Adapted from a novel by Chuck Hogan, The Town bristles with pungent dialog, hard-boiled acting and vivid characters from Boston's criminal class. The movie takes place mostly in the Boston neighborhood known as Charlestown. There - or so we're told at the movie's outset - bank robbery practically constitutes a family business.
Affleck portrays Doug McCray, a bank robber mired in a standard problem: McCray's had his fill of the criminal life, and wants to go straight. Too bad the neighborhood - embodied in a dangerous, loose cannon of a criminal played by Jeremy Renner - keeps pulling him back for one job after another.
Like many before him, McCray pins his hopes for redemption on a woman (Rebecca Hall). Hall's Claire Keesey works as an assistant manager at a bank McCray and his boys rob in the movie's gripping opening scene. They also kidnap Claire briefly. The robbers wear skeleton masks that make them look especially menacing, and that keep Claire from identifying her tormentors.

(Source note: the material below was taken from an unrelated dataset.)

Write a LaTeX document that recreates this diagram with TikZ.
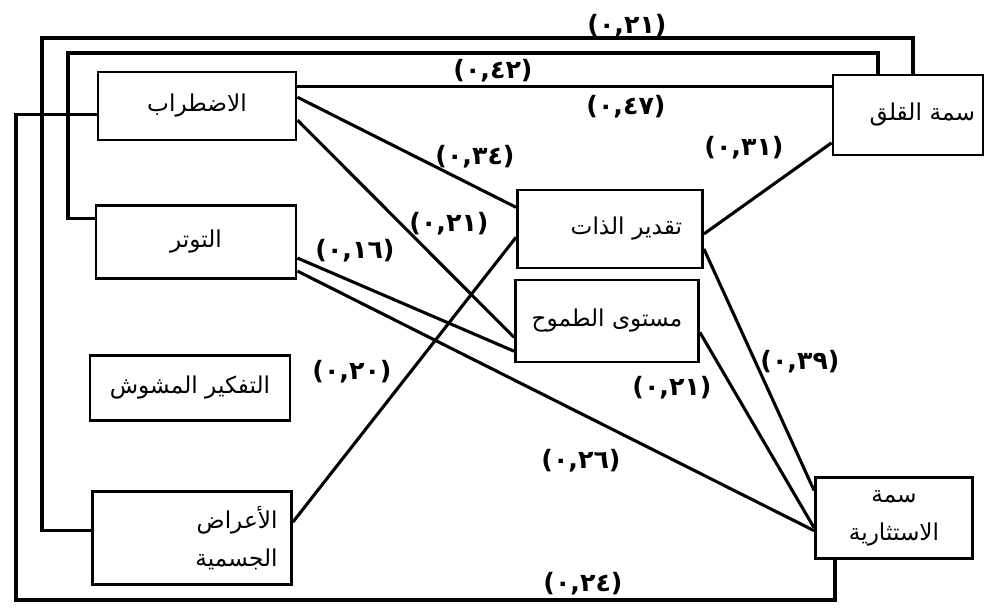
\documentclass[tikz,border=0pt]{standalone}
\usepackage{fontspec}
\newfontfamily\arabicfont[Script=Arabic]{DejaVu Sans}
\TeXXeTstate=1

\begin{document}
\begin{tikzpicture}[x=0.025cm, y=-0.025cm,
  box/.style={draw, line width=2pt, inner sep=0pt, align=center,
              font=\arabicfont\fontsize{16.5}{27}\selectfont},
  coef/.style={font=\arabicfont\bfseries\fontsize{18}{20}\selectfont, inner sep=1pt},
  ln/.style={line width=2.2pt, line join=miter}]

\useasboundingbox (0,0) rectangle (986,610);

%% --- left column ---
\node[box, minimum width=4.95cm,  minimum height=1.7cm]   (DIS) at (197,106) {\beginR الاضطراب\endR};
\node[box, minimum width=5.0cm,   minimum height=1.825cm] (TEN) at (196,242) {\beginR التوتر\endR};
\node[box, minimum width=5.0cm,   minimum height=1.625cm] (CON) at (190,388) {\beginR التفكير المشوش\endR};
\node[box, minimum width=4.975cm, minimum height=2.325cm,
      text width=4.275cm, align=right]                   (SOM) at (192,538) {\beginR الأعراض\endR\\\beginR الجسمية\endR};

%% --- middle column ---
\node[box, minimum width=4.625cm, minimum height=1.95cm,
      text width=3.6cm, align=right]                     (SLF) at (610,229) {\beginR تقدير الذات\endR};
\node[box, minimum width=4.575cm, minimum height=2.05cm]  (ASP) at (607,321) {\beginR مستوى الطموح\endR};

%% --- right column ---
\node[box, minimum width=3.75cm,  minimum height=2.0cm,
      text width=3.35cm, align=right]                    (TRA) at (908,115) {\beginR سمة القلق\endR};
\node[box, minimum width=3.925cm, minimum height=2.025cm] (EXC) at (894,518) {\beginR سمة\endR\\\beginR الاستثارية\endR};

%% --- loop corners ---
\coordinate (botL)  at (16,600);
\coordinate (botR)  at (835,600);
\coordinate (topLa) at (42,38);
\coordinate (topRa) at (913,38);
\coordinate (topLb) at (68,53);
\coordinate (topRb) at (878,53);

%% --- straight paths ---
\draw[ln] (DIS.11) -- (DIS.11 -| TRA.west);
\draw[ln] (DIS.5)   -- (SLF.167);
\draw[ln] (DIS.-8)  -- (ASP.190);
\draw[ln] (TEN.-9)  -- (ASP.198);
\draw[ln] (TEN.-16) -- (EXC.189);
\draw[ln] (SOM.9)   -- (SLF.185);
\draw[ln] (SLF.-3)  -- (TRA.200);
\draw[ln] (SLF.-12) -- (EXC.161);
\draw[ln] (ASP.-7)  -- (EXC.187);

%% --- loops round the left ---
\draw[ln] (DIS.185) -| (botL) -- (botR) -- (botR |- EXC.south);
\draw[ln] (SOM.176) -| (topLa) -- (topRa) -- (topRa |- TRA.north);
\draw[ln] (TEN.167) -| (topLb) -- (topRb) -- (topRb |- TRA.north);

%% --- coefficients ---
\node[coef] (k21a) at (627,26)  {(٠,٢١)};
\node[coef] (k42)  at (493,71)  {(٠,٤٢)};
\node[coef] (k47)  at (626,107) {(٠,٤٧)};
\node[coef] (k34)  at (475,157) {(٠,٣٤)};
\node[coef] (k31)  at (744,148) {(٠,٣١)};
\node[coef] (k21b) at (449,224) {(٠,٢١)};
\node[coef] (k16)  at (355,251) {(٠,١٦)};
\node[coef] (k20)  at (352,372) {(٠,٢٠)};
\node[coef] (k39)  at (800,362) {(٠,٣٩)};
\node[coef] (k21c) at (672,388) {(٠,٢١)};
\node[coef] (k26)  at (581,461) {(٠,٢٦)};
\node[coef] (k24)  at (583,584) {(٠,٢٤)};
\end{tikzpicture}
\end{document}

Worried that Claire may have picked up a clue or two, McCray establishes a relationship with her. He wants to make sure that she can't incriminate him or any of his felonious cohorts. Not surprisingly, McCray begins to fall for Claire, allowing himself -- maybe for the first time -- to imagine life away from the mean streets of Charlestown.
But escape from the past never proves easy, and the script - credited to Peter Craig, Affleck and Aaron Stockard - places plenty of obstacles in McCray's path: neighborhood loyalties; a reflexive hatred of cops and a bit of old-fashioned intimidation to mention only a few.
The Town boasts the kind of gritty authenticity that we've come to expect from good crime movies, all of it bolstered by fine work from Affleck's supporting cast.
Last seen defusing bombs in The Hurt Locker, Renner can scare the daylights out of you even when he's smiling. Jon Hamm (of TV's Mad Men) stretches a bit as an FBI agent, and Pete Postlethwaite has a nice turn as a florist who runs a small crime empire. Don't overlook Chris Cooper, who shows how much an actor can accomplish in very little time. He appears in one scene as McCray's imprisoned father.
No Boston-bred movie can (or should) escape Fenway Park - home to the city's beloved Red Sox -- and The Town is no exception. I won't say more except to note that the use of heavy artillery during the movie's finale tends to blow away what's best about The Town: the way it captures the tone and texture of life among the criminally inclined. There's enough firepower in the movie's final scenes to make you wonder whether you're in Boston or Baghdad.
By that time, though, you will have gotten what there is to get from The Town. The movie's real pleasure derives from thrust-and-parry dialog and from characters accustomed to living on a dangerous edges.
Affleck's performance also helps. He makes McCray intense, serious and street-wise. At its best, his movie follows suit.